I saw Jonathan Schwartz, Sun’s new CEO, speak at a pre-recession trade conference. It wasn’t a conference to announce the recession, although Sun would have been the outfit to sponsor that shindig. Schwartz uttered three words that stuck in my head and which I’ll always associate with him: “Choice is bad.”
Say what? I couldn’t believe my ears. His proclamation flew in the face of everything IT was doing and thinking at the time, and everything that the technical and mainstream media were talking about. We loved choice, didn’t we? “Let us choose!” was the rallying cry of Linux and open source, the flag under which grassroots battalions drove AMD into the market, and the mantra of the Macheads. We couldn’t have too much choice in search engines, content portals, appliances, ergonomic keyboards, Linux distributions, 3-D accelerators, smart phones, ActiveX controls, integrated development environments, or venture capital opportunities. We were a nation of tech junkies constantly jonesin’ for the new -- anything new -- even when we were happy with what we had, and this created what looked like unprecedented demand from thin air. There was unprecedented interest in every new thing, but only until the next new thing came along. It was like taking a kid into Toys “R” Us the day after Christmas: All of his presents become undesirable crap the instant the vastness of choice, all of the things he could have gotten instead, are laid out before him.
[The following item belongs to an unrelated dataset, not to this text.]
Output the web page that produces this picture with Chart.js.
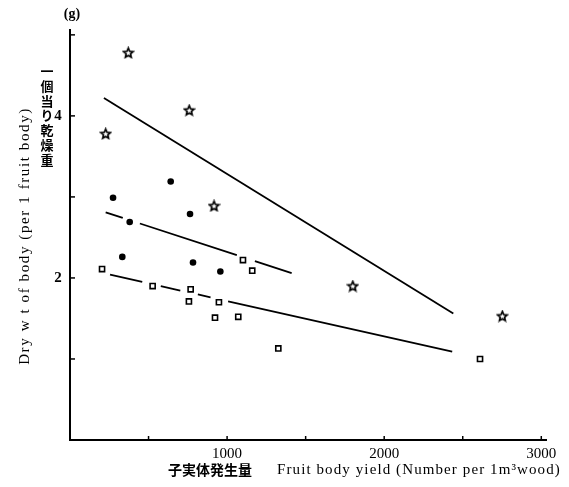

Choice can be bad, but not just because it distracts us and distorts the tech industry’s view of the market’s desires. Choice can breed inertia, as well. Some technology buyers must be deprived of the option of standing still so that the rest of us aren’t stuck behind them in line. For example, customers’ demand for choice forced Microsoft into indefinite support of every version of Windows ever sold, lest someone complain that Bill Gates pulled the plug on an application that they can’t, or would rather not, upgrade. Microsoft was wasting support staff and engineers on 16-bit software and drivers, and Windows NT 4.0 servers, when Windows Server 2003 was about to be born. I was at a reviewer’s workshop when I learned that Microsoft had finally gathered the nerve to end-of-life its legacy OSes.
Choice isn’t bad. It just took buyers a while to remember how to use it properly, to cull the number of choices and the time spent choosing. Choice for its own sake, or for the sake of maintaining the pretense of a level playing field, is down the tubes. There isn’t a need for 30 equally regarded commercial Linux server distributions; Red Hat and Suse will do. There isn’t a need for six x86 microprocessor makers; Intel and AMD suit the mainstream commercial market’s needs nicely. We don’t benefit from the freedom to choose from a menu of competing standards, would-be standards and proprietary approaches.
A sagely editor of mine once gave me his take on tech industry economics: Balance is maintained when there is more than one leading vendor, but fewer than three. I didn’t get that one when I heard it, either. Like “choice is bad,” I thought the message was that a couple of giants should be encouraged to run roughshod over the whole of IT. That’s not the message. Choice is a powerful force when used well. We need to keep the ranks below the market segment leaders well stocked because not everyone can afford to buy from the leaders. And leadership in any area of technology, whether it’s operating systems, enterprise databases, or microprocessors, is not static.